Living in a low inflation era

Brian O'Connor12 April 2012

FOR months most people have assumed that the next move in interest rates will be upward. Now, attention is turning to - and stock markets are reflecting - the possibility that rates might fall further.

That is a remarkable prospect. UK base rate at 4% is at a 38-year low. The US Federal Funds rate is just 1.75%, The European Central Bank's rate is 3.25%.

It is in the US that the chance of even lower rates is greatest. Many expect the Fed to cut to 1.5% or below next Tuesday. Goldman Sachs thinks we could eventually see 1%.

What is going on? It is only ten years since UK base rates were well into double figures. Are we entering an age of deflation? Are we condemned to repeat the experience of Japan - a decade of ultralow interest rates and economic paralysis?

It is true that 1% rates, if we see them, will not be a sign of health.

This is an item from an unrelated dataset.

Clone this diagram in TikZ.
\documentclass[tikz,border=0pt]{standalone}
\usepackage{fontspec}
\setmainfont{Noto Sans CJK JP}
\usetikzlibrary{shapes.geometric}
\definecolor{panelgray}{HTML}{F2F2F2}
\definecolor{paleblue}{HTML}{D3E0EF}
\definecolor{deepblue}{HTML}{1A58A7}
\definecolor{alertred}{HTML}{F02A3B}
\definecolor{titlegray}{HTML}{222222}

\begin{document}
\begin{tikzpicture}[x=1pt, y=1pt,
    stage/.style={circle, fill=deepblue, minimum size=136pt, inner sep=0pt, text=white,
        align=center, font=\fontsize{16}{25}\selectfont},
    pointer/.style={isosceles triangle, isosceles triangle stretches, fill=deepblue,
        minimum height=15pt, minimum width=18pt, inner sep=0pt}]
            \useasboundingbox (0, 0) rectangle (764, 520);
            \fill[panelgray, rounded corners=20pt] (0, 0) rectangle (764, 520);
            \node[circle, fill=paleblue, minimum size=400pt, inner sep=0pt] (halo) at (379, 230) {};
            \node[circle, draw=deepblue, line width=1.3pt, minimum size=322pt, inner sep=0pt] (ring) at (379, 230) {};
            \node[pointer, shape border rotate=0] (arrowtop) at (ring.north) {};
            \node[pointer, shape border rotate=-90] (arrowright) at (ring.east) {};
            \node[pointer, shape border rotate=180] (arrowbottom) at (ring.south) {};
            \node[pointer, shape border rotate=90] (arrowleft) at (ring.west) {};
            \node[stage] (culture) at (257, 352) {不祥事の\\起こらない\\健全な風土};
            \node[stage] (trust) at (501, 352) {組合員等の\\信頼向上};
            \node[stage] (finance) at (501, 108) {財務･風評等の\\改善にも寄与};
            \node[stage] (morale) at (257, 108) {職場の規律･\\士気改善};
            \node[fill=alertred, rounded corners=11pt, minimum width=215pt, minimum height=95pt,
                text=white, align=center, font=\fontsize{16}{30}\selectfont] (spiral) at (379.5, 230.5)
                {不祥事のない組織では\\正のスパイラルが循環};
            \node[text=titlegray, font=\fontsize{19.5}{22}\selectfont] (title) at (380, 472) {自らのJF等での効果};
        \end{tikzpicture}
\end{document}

They will signal rather that the US authorities are spooked by the threat of a 'double dip' recession. The IMF is set to cut its forecast for US growth in 2002 to 2.2%. But the Federal Reserve is vowing to learn from Japan's mistakes. In a lengthy paper on the Japanese experience this summer it concluded that if Japan had cut rates faster at the outset, it might have avoided its downward spiral. The Fed is determined to be different.

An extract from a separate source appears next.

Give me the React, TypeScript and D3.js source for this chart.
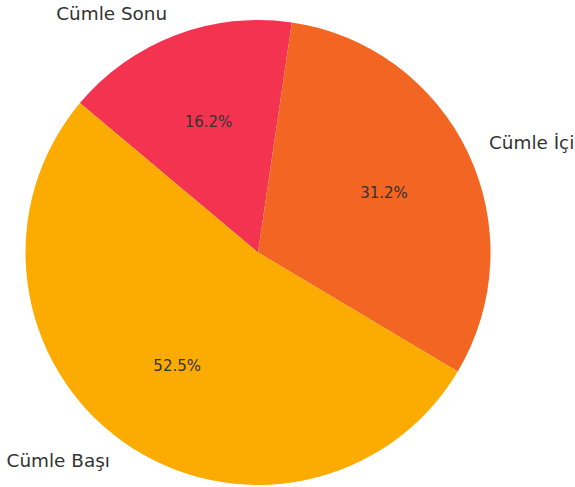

There are encouraging signs that cheap money is already having an effect in the US. Friends Ivory & Sime economist Steven Andrew points out that car sales are soaring. If American consumers respond to the tonic, their economy will recover and drag the rest of us along in its wake. Wall Street's rebound on Tuesday reflects that hope.

The UK consumer needs little prompting. Retail sales have slowed from the heady 6% growth in spring, but are probably still rising at close to 4%.

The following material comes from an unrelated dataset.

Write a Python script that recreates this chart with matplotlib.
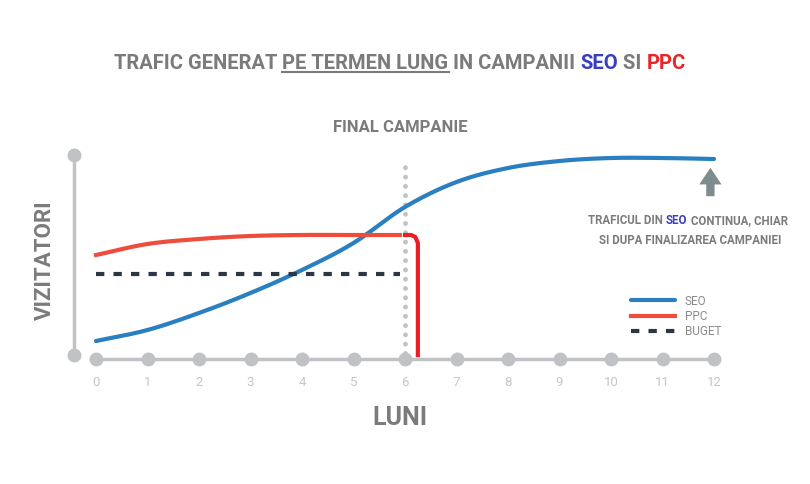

That makes it less likely and less necessary that UK rates should fall. If US borrowing costs really hit the floor, Andrew can see the UK coming down to 3.5% and euroland (now at 3.25%) to 2.75%. Europe has the most sluggish economy of the lot, but its response to cuts is also sluggish, since the conservative Continentals borrow less than we do.

On balance, it is unlikely that interest rates will head for zero. More probably, they will stay low, possibly into next year. That still requires a hefty adjustment for most of us. Borrowers need to remember that, if UK rates eventually rise to 5%, their mortgage repayments will soar by one quarter.

Savers need to lock in to good interest rates when they can. These days, anything over 5% (such as Leeds & Holbeck's 5.55% fixed rate) is becoming as rare as hen's teeth.

Investors must wonder why low inflation and interest rates, which in theory should support asset prices, have been good for the house market but not the stock market. But houses, unlike equities, are in short supply.

Equities will recover when companies clean up their accounts and have credible expectations of raising profits. Returns may be lower than in the boom years, but in a low inflation era gains of 7% or 8% will still look attractive. Some top companies are now returning 5% on dividends alone.

We can live with low inflation. It is a dive into deflation that would be the real worry.

Taxing times

BEWARE of taxmen talking reforms. There are promising ideas in the consultation document on Reform of Corporation Tax. But problems are already looming.

Company tax certainly needs updating. The paper sensibly proposes to end the 'schedular system' and bring different types of income into the same tax pool. More tendentious is the idea that 'capital gains should be taxed in the same way as income' and that 'increases in the value of an asset' should be 'part of taxable capacity'.

Tax should apply only to realised capital gains. Otherwise, firms could be taxed if their offices rise in value. This would be like taxing householders on the rising value of their homes - dynamite.

Gordon Brown appears sincere in his wish to modernise. He has helped business by cutting corporation tax from 33% to 30%. But small firms have been loaded down with red tape.

Using the tax system for social engineering causes unexpected side effects. Attempts to ease taxes for small firms are laudable. But Grant Thornton's tax partner Mike Warburton recently explained how nannies can save large sums in tax by forming companies. This is the nanny state gone mad!

Warburton says the reforms will work only if the Chancellor listens carefully to critics. That sounds right.